Almost three years later, Nathorst and Skragge run the up-and-coming accessories brand All Blues, where focus currently lies on the creation and marketing of beautifully-crafted bracelets. “It’s our dream to run a business where we can fully direct our attention to designing bracelets for men”, says Skragge, who has taken charge as MD for the company, while Nathorst’s focal point lies on the artistic side as creative director.
The craftsmanship
Since the start of All Blues, the duo has always based their well-received product on their own taste – and that of a fashion-conscious friend of theirs. “Whatever he wears looks so casual. That is really how we reason – we’re inspired by people around us.”
Although All Blues is looking to expand beyond Swedish borders, mass production of the pieces has never been of interest. “Mass-producing without knowledge can go horribly wrong. We want to learn the genuine craftsmanship and really get to know our own products. To attain this, we instigate close collaborations with other jewellery designers to learn through experience. Admittedly, we’ve made quite a few mistakes on our way before the products have come to the stage of quality where we like them to be.”
The outcome
All Blues has just launched their third collection, divided into four categories. The most exclusive range is that of the silver bracelets, a minimalistic wristband that is forged into its C-shaped design by forgers around the country.

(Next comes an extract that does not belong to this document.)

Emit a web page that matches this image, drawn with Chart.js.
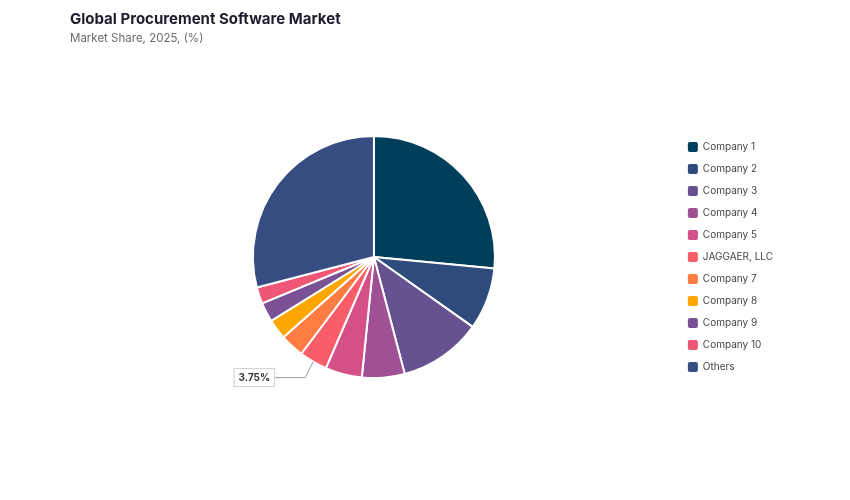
<!DOCTYPE html>
<html>
<head>
<meta charset="utf-8">
<script src="https://cdn.jsdelivr.net/npm/chart.js@4.4.1/dist/chart.umd.min.js"></script>
<style>
  html, body { margin: 0; padding: 0; background: #fff; }
  #wrap { position: relative; width: 850px; height: 500px; }
  #title { position: absolute; left: 70px; top: 9px; font: bold 15px Inter, sans-serif; color: #1d1d2b; }
  #subtitle { position: absolute; left: 70px; top: 31px; font: 11.5px Inter, sans-serif; color: #6b6b6b; }
  canvas { position: absolute; left: 0; top: 0; }
</style>
</head>
<body>
<div id="wrap">
  <canvas id="pieChart" width="850" height="500"></canvas>
  <div id="title">Global Procurement Software Market</div>
  <div id="subtitle">Market Share, 2025, (%)</div>
</div>
<script>
const companies = ['Company 1', 'Company 2', 'Company 3', 'Company 4', 'Company 5', 'JAGGAER, LLC',
    'Company 7', 'Company 8', 'Company 9', 'Company 10', 'Others'];
const shares = [26.5, 8.3, 11.1, 5.7, 4.9, 3.75, 3.2, 2.7, 2.6, 2.2, 29.05];
const sliceColors = ['#003f5c', '#2f4b7c', '#665191', '#a05195', '#d45087', '#f95d6a',
    '#ff7c43', '#ffa600', '#7a5195', '#ef5675', '#374c80'];
const labelledIndex = 5;

// callout box with a bent leader line for one slice
const calloutPlugin = {
    id: 'callout',
    afterDatasetsDraw(chart) {
        const arc = chart.getDatasetMeta(0).data[labelledIndex];
        if (!arc) return;
        const p = arc.getProps(['x', 'y', 'startAngle', 'endAngle', 'outerRadius'], true);
        const mid = (p.startAngle + p.endAngle) / 2;
        const sx = p.x + Math.cos(mid) * p.outerRadius;
        const sy = p.y + Math.sin(mid) * p.outerRadius;
        const ex = sx - 8, ey = sy + 16;
        const hx = ex - 30;
        const ctx = chart.ctx;
        const text = shares[labelledIndex] + '%';
        ctx.save();
        ctx.strokeStyle = '#9a9a9a';
        ctx.lineWidth = 1;
        ctx.beginPath();
        ctx.moveTo(sx, sy);
        ctx.lineTo(ex, ey);
        ctx.lineTo(hx, ey);
        ctx.stroke();
        ctx.font = 'bold 10px Inter, sans-serif';
        const w = ctx.measureText(text).width + 10;
        const h = 19;
        ctx.fillStyle = '#fff';
        ctx.fillRect(hx - w, ey - h / 2, w, h);
        ctx.strokeStyle = '#cfcfcf';
        ctx.strokeRect(hx - w + 0.5, ey - h / 2 + 0.5, w - 1, h - 1);
        ctx.fillStyle = '#333';
        ctx.textBaseline = 'middle';
        ctx.textAlign = 'center';
        ctx.fillText(text, hx - w / 2, ey + 0.5);
        ctx.restore();
    }
};

const ctx = document.getElementById('pieChart').getContext('2d');
const pieChart = new Chart(ctx, {
    type: 'pie',
    data: {
        labels: companies,
        datasets: [{
            data: shares,
            backgroundColor: sliceColors,
            borderColor: '#fff',
            borderWidth: 2,
            hoverOffset: 0,
            radius: 121
        }]
    },
    options: {
        responsive: false,
        animation: false,
        layout: { padding: { left: 72, right: 67, top: 100, bottom: 86 } },
        plugins: {
            tooltip: { enabled: false },
            legend: {
                position: 'right',
                labels: {
                    boxWidth: 10,
                    boxHeight: 10,
                    padding: 12,
                    color: '#444',
                    font: { family: 'Inter, sans-serif', size: 10 },
                    generateLabels(chart) {
                        const items = Chart.overrides.pie.plugins.legend.labels.generateLabels(chart);
                        items.forEach(it => { it.lineWidth = 0; it.borderRadius = 2; });
                        return items;
                    }
                }
            }
        }
    },
    plugins: [calloutPlugin]
});
</script>
</body>
</html>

Traditionally, All Blues is known for its pearl-shaped bracelets made out of natural substances such as lava, minerals and stone. This new collection features the stone-link versions with a selection of rocks from all around the globe hand-threaded on silk string. Two braided bracelets made from Italian leather and Swedish cotton make out the base of the collection.
“Nature inspires us. It might sound like a cliché, but we love how nature already has shapes and patterns everywhere. Take our stone bracelets as an example, they are just carved down miniatures of larger stones seen in nature.”
All Blues bracelets can be found in the recently opened shop-in-shop concept at Paul & Friends in Stockholm, one of the original stores to take in the brand.